If you're selling a few hundred units a month, start looking at importing your top SKUs. Test with a small order. Don't go all in on a full container. Start with a sample order of a few dozen units. Bench test every single one. If the quality holds, order a larger batch.
If you're selling a high volume of units a month, you should already be importing. At that scale, drop-ship margins leave too much money on the table. You can afford a warehouse. You can afford to hire someone to handle QC. You can absorb the occasional bad batch.
One more thing. The quality question.
Here's the reality. There are good factories in China making starter motors that are every bit as good as OE. And there are factories making junk that'll fail in no time.
The difference isn't the country. It's the supplier.
If you're going to import, you have to put in the work. Get samples. Bench test them. Open them up and look at the one-way clutch, the brushes, the solenoid contacts. If you don't know how to tell a good starter from a bad one, find someone who does. Pay them to teach you. It's worth the money.
I've seen guys buy containers from suppliers who sent beautiful samples and then shipped garbage. The only way to protect yourself is to test every batch. Not once a year. Every batch.
The bottom line
Drop-shipping is low risk, low margin, low headache. Bulk importing is higher risk, higher margin, higher headache. Neither is better. They're just different.
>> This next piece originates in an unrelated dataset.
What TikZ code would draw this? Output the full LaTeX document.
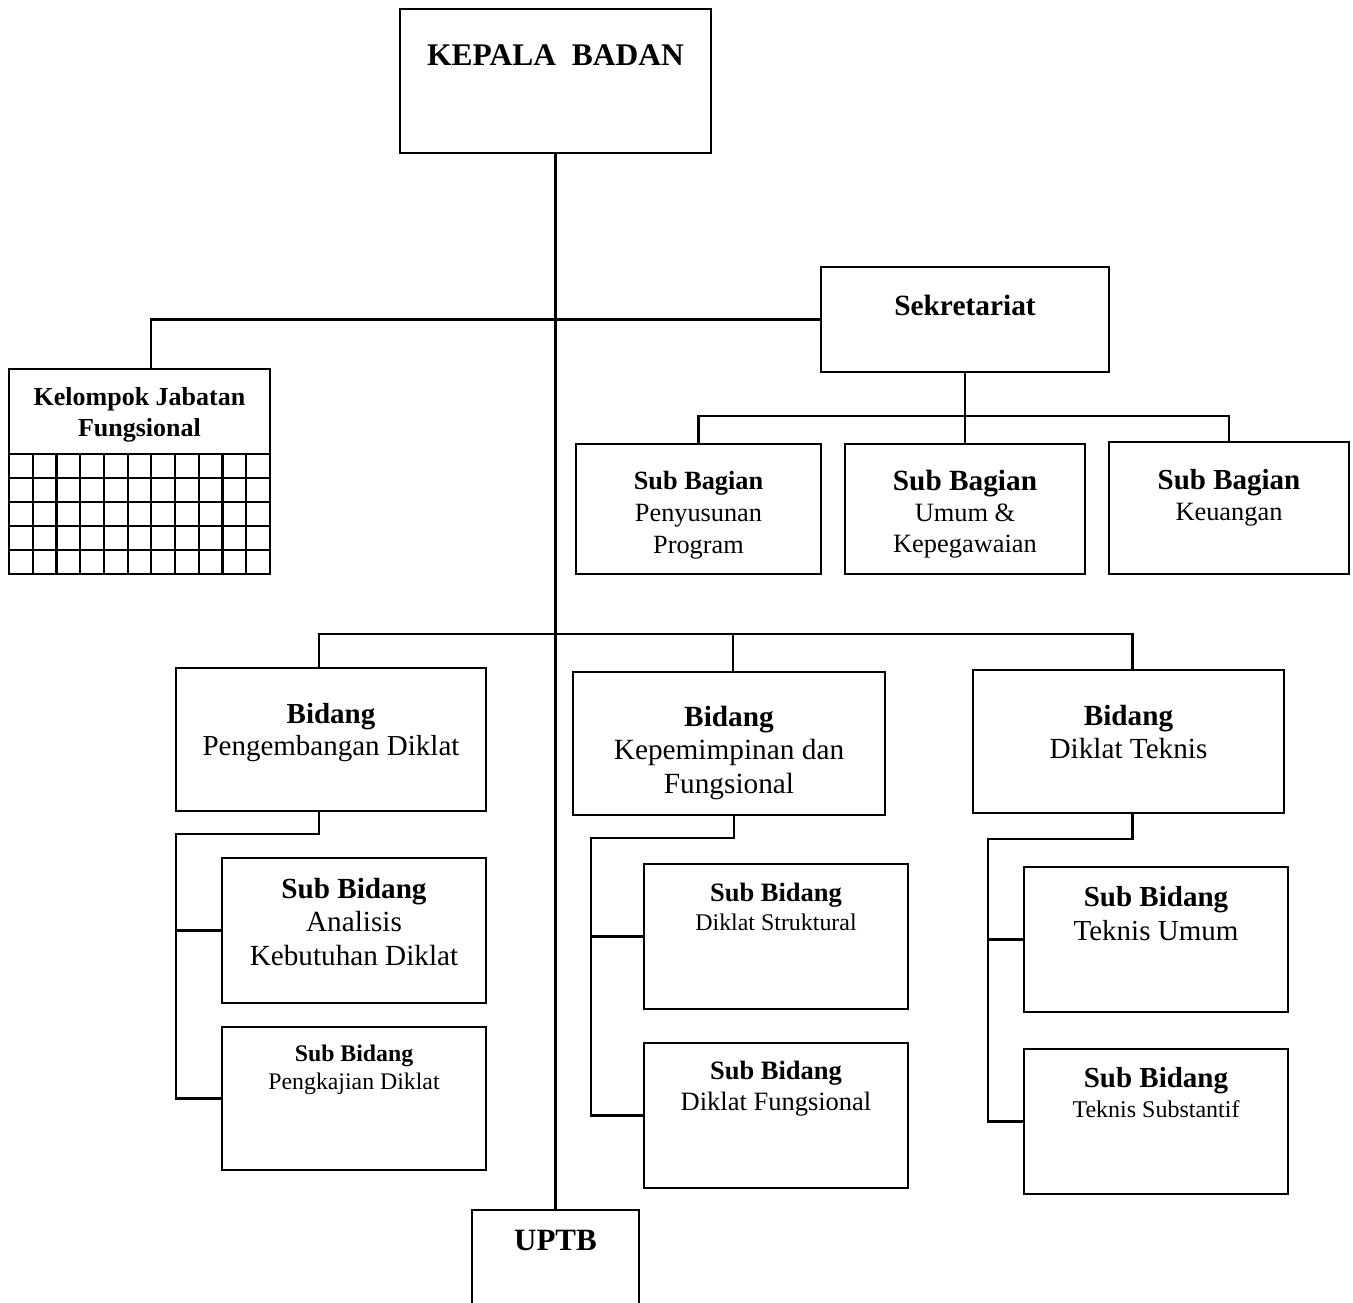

Most successful starter motor retailers I know started with drop-shipping, switched to hybrid once they had data, and went full importing on their core SKUs after a couple of years.
If you're sitting on the fence, here's my advice: don't quit your drop-ship suppliers cold turkey. Use them as a backup. When you bring in your first container, keep your drop-ship listings active. If your imported inventory runs out, you still have a way to fulfill orders.
And whatever you do, don't drop-ship cheap junk and don't import cheap junk. Your reputation is worth more than the small amount you save on a bad starter. Customers remember the part that left them stranded. They don't remember how much they saved.
The guy from Ohio? I told him to stay with drop-shipping for a while longer, track his sales data, and then reconsider. He didn't have the cash flow to absorb a bad container. He didn't have the space. And he wasn't sure which models even sold.
He's going to wait. That's the right call.
You can always scale up later. Scaling down after a bad decision is a lot harder.